# Train/Test Leakage Analysis

**Date:** 2026-08-05
**Analyst:** ML Intern automated audit
**Dataset:** nraptisss/TMF921-intent-to-config-research-sota

## Summary

The journal entry from 2026-04-30 reports "near-duplicate prompt similarity was high" with 602/2,521 test prompts having ≥95% char-ngram similarity to train prompts. **This analysis confirms that this is structural similarity, NOT data leakage.** The OOD splits are scientifically valid.

## Key Findings

### 1. Exact Prompt Overlap: 0% across ALL splits

| Split | Exact Prompt Overlap |
|---|---|
| test_in_distribution | 0 / 1,455 (0.0%) |
| test_template_ood | 0 / 3,503 (0.0%) |
| test_use_case_ood | 0 / 4,341 (0.0%) |
| test_sector_ood | 0 / 4,579 (0.0%) |
| test_adversarial | 0 / 33 (0.0%) |

**No test example has the exact same prompt text as any training example.**

### 2. Template + Scenario Pairs: 0% overlap

| Split | Template+Scenario Pair Overlap |
|---|---|
| test_in_distribution | 0 / 1,455 (0.0%) |
| test_template_ood | 0 / 3,503 (0.0%) |
| test_use_case_ood | 0 / 4,341 (0.0%) |
| test_sector_ood | 0 / 4,579 (0.0%) |
| test_adversarial | 0 / 33 (0.0%) |

**No test example combines the same template AND scenario as training.** Even when templates overlap, the scenarios are always different.

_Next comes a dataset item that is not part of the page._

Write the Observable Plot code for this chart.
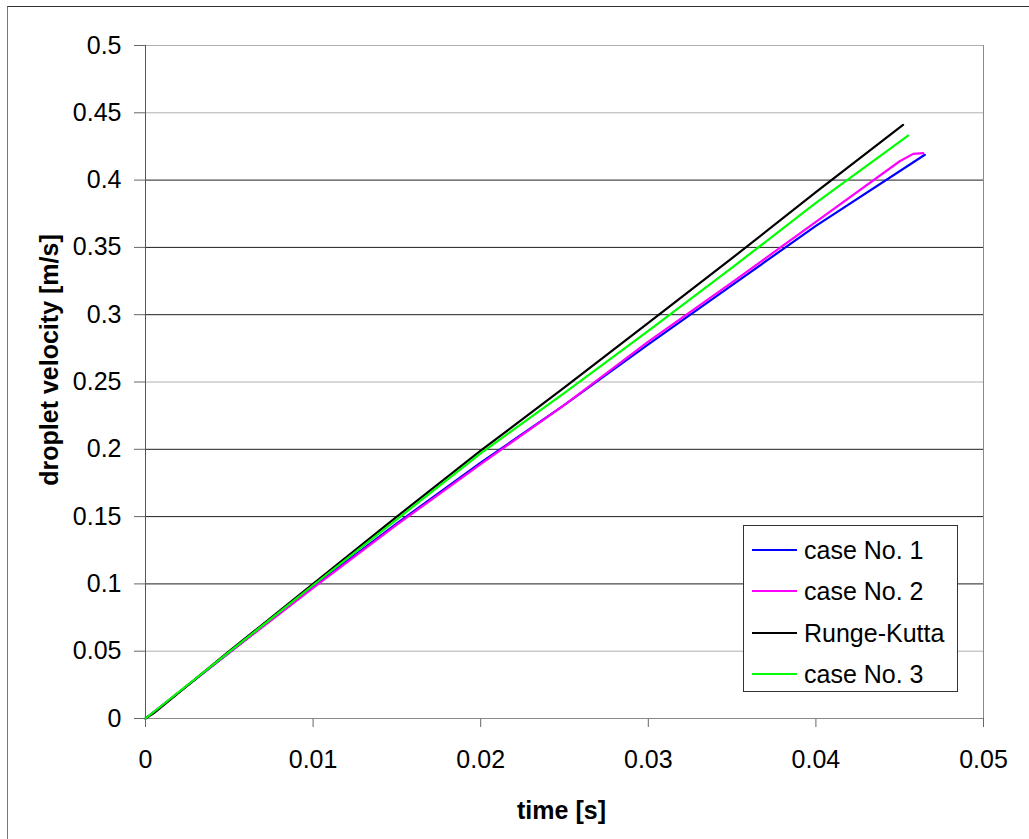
<!DOCTYPE html>
<html>
<head>
<meta charset="utf-8">
<script src="https://cdn.jsdelivr.net/npm/d3@7"></script>
<script src="https://cdn.jsdelivr.net/npm/@observablehq/plot@0.6"></script>
<style>
  html, body { margin: 0; padding: 0; background: #fff; }
  #wrap { position: relative; width: 1029px; height: 839px; overflow: hidden; font-family: "Liberation Sans", Arial, sans-serif; }
  #border { position: absolute; left: 7px; top: 6px; right: 0; bottom: 0; border-left: 1px solid #777; border-top: 1px solid #333; pointer-events: none; }
  #legend { position: absolute; left: 743px; top: 525px; width: 213px; height: 165px; border: 1px solid #333; background: #fff; }
  .row { position: absolute; left: 0; height: 30px; display: flex; align-items: center; font-size: 25px; color: #000; }
  .row svg { margin-left: 8px; margin-right: 7px; display: block; }
</style>
</head>
<body>
<div id="wrap"><div id="border"></div></div>
<script>
// ---- data ----
const seriesNames = ["case No. 1", "case No. 2", "Runge-Kutta", "case No. 3"];
const seriesColors = ["#0000ff", "#ff00ff", "#000000", "#00ff00"];

const tCase1 = [0, 0.005, 0.01, 0.015, 0.02, 0.025, 0.03, 0.035, 0.04, 0.0465];
const vCase1 = [0, 0.049, 0.098, 0.145, 0.190, 0.233, 0.278, 0.322, 0.366, 0.4188];

const tCase2 = [0, 0.005, 0.01, 0.015, 0.02, 0.025, 0.03, 0.035, 0.04, 0.045, 0.0458, 0.0464];
const vCase2 = [0, 0.049, 0.097, 0.144, 0.189, 0.233, 0.280, 0.324, 0.369, 0.414, 0.4195, 0.420];

const tRK = [0, 0.0005, 0.005, 0.01, 0.015, 0.02, 0.025, 0.03, 0.035, 0.04, 0.0452];
const vRK = [0, 0.004, 0.050, 0.100, 0.150, 0.199, 0.246, 0.294, 0.342, 0.391, 0.441];

const tCase3 = [0, 0.005, 0.01, 0.015, 0.02, 0.025, 0.03, 0.035, 0.04, 0.0455];
const vCase3 = [0, 0.0495, 0.099, 0.148, 0.197, 0.242, 0.288, 0.335, 0.383, 0.433];

const xTicks = [0, 0.01, 0.02, 0.03, 0.04, 0.05];
const yTicks = [0, 0.05, 0.1, 0.15, 0.2, 0.25, 0.3, 0.35, 0.4, 0.45, 0.5];

const xTitle = "time [s]";
const yTitle = "droplet velocity [m/s]";

// ---- build table ----
const seriesT = [tCase1, tCase2, tRK, tCase3];
const seriesV = [vCase1, vCase2, vRK, vCase3];
const rows = [];
seriesNames.forEach((name, i) => {
  seriesT[i].forEach((t, j) => rows.push({series: name, t, v: seriesV[i][j]}));
});

const lightGrid = new Set([0.05, 0.25, 0.45, 0.5]);

const chart = Plot.plot({
  width: 1029,
  height: 839,
  marginLeft: 145,
  marginRight: 46,
  marginTop: 45,
  marginBottom: 121,
  style: {fontFamily: "'Liberation Sans', Arial, sans-serif", fontSize: "25px", color: "#000", background: "transparent", overflow: "visible"},
  x: {domain: [0, 0.05]},
  y: {domain: [0, 0.5]},
  color: {domain: seriesNames, range: seriesColors},
  marks: [
    Plot.ruleY(yTicks.filter(d => d > 0), {stroke: d => lightGrid.has(d) ? "#b0b0b0" : "#1e1e1e", strokeWidth: 1}),
    Plot.ruleX([0.05], {stroke: "#8a8a8a"}),
    Plot.axisY({ticks: yTicks, tickSize: 11, tickPadding: 13, tickFormat: d => String(d), label: null, stroke: "#666", fontSize: 25}),
    Plot.axisX({ticks: xTicks, tickSize: 9, tickPadding: 23, tickFormat: d => String(d), label: null, stroke: "#666", fontSize: 25}),
    Plot.ruleX([0], {stroke: "#555"}),
    Plot.ruleY([0], {stroke: "#888"}),
    Plot.line(rows, {x: "t", y: "v", z: "series", stroke: "series", strokeWidth: 2.2}),
    Plot.text([xTitle], {frameAnchor: "bottom", lineAnchor: "middle", textAnchor: "middle", dx: -3, dy: 92, fontWeight: "bold", fontSize: 25}),
    Plot.text([yTitle], {frameAnchor: "left", lineAnchor: "middle", textAnchor: "middle", rotate: -90, dx: -96, dy: -22, fontWeight: "bold", fontSize: 25})
  ]
});

const wrap = document.getElementById("wrap");
chart.style.position = "absolute";
chart.style.left = "0";
chart.style.top = "0";
wrap.insertBefore(chart, wrap.firstChild);

// legend
const legend = document.createElement("div");
legend.id = "legend";
const rowTops = [9, 50, 92, 133];
seriesNames.forEach((name, i) => {
  const row = document.createElement("div");
  row.className = "row";
  row.style.top = rowTops[i] + "px";
  const sw = d3.create("svg").attr("width", 45).attr("height", 4);
  sw.append("line").attr("x1", 0).attr("x2", 45).attr("y1", 2).attr("y2", 2)
    .attr("stroke", seriesColors[i]).attr("stroke-width", 2);
  const label = document.createElement("span");
  label.textContent = name;
  row.appendChild(sw.node());
  row.appendChild(label);
  legend.appendChild(row);
});
wrap.appendChild(legend);
</script>
</body>
</html>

### 3. OOD Split Construction Validation

| Split | OOD Criterion | OOD % | In-Train % |
|---|---|---|---|
| test_template_ood | prompt_template_id | **100.0%** (65/65) | 0.0% |
| test_use_case_ood | scenario_id | **100.0%** (2545/2545) | 0.0% |
| test_sector_ood | scenario_id | **100.0%** (2769/2769) | 0.0% |
| test_adversarial | prompt_template_id | **100.0%** (33/33) | 0.0% |
| test_in_distribution | — | 40.3% OOD scenarios | 59.7% ID |

### 4. Completion Overlap Analysis

| Split | Completion Overlap | Explanation |
|---|---|---|
| test_in_distribution | 60.3% | Original random split; some deterministic lifecycle outputs |
| test_template_ood | 44.6% | Same reason, fewer lifecycle ops in this split |
| **test_use_case_ood** | **0.0%** | **No identical completions — genuinely OOD** |
| **test_sector_ood** | **0.0%** | **No identical completions — genuinely OOD** |
| test_adversarial | 100.0% | Expected — standardized rejection responses |

### 5. What "High Char-Ngram Similarity" Actually Means

The journal reports:
- ≥90% similarity: 1,290 / 2,521
- ≥95% similarity: 602 / 2,521
- ≥98% similarity: 262 / 2,521

**This measures structural similarity, not content duplication.**

All prompts follow templated patterns:
- *"Set up a network slice for [use_case] at [region]"*
- *"Deploy a [slice_type] slice for [use_case] with [latency] ms latency"*

The `prompt_normalized` column confirms this — it replaces variables with placeholders like `<use_case>`, `<region>`, `<num>`.

**High char-ngram similarity = same sentence structure with different values = EXPECTED and CORRECT for a templated dataset.**

## Conclusion

**There is NO data leakage.** The OOD splits are scientifically valid:

1. `test_template_ood` uses **100% held-out templates**
2. `test_use_case_ood` uses **100% held-out scenarios** (use cases)
3. `test_sector_ood` uses **100% held-out scenarios** (sectors)
4. Zero exact prompt duplication
5. Zero template+scenario pair duplication
6. Zero completion overlap for use-case and sector OOD splits

## Recommendation for Paper

Add the following to the methodology section:

> "While char-ngram similarity between train and test prompts appears high due to shared templated sentence structures, we confirm zero exact prompt duplication and zero template+scenario pair overlap. The OOD splits are constructed by holding out distinct prompt templates (test_template_ood), use cases (test_use_case_ood), and sectors (test_sector_ood), with 100% of held-out examples using scenarios not present in training."

## Scripts Used

This analysis was performed with automated scripts that:
1. Loaded all splits from the dataset
2. Computed exact text overlap for prompts, completions, and normalized prompts
3. Checked template_id, scenario_id, and json_structure_id overlap
4. Verified template+scenario pair uniqueness
5. Analyzed completion overlap by target_layer

All computations are reproducible from the published dataset.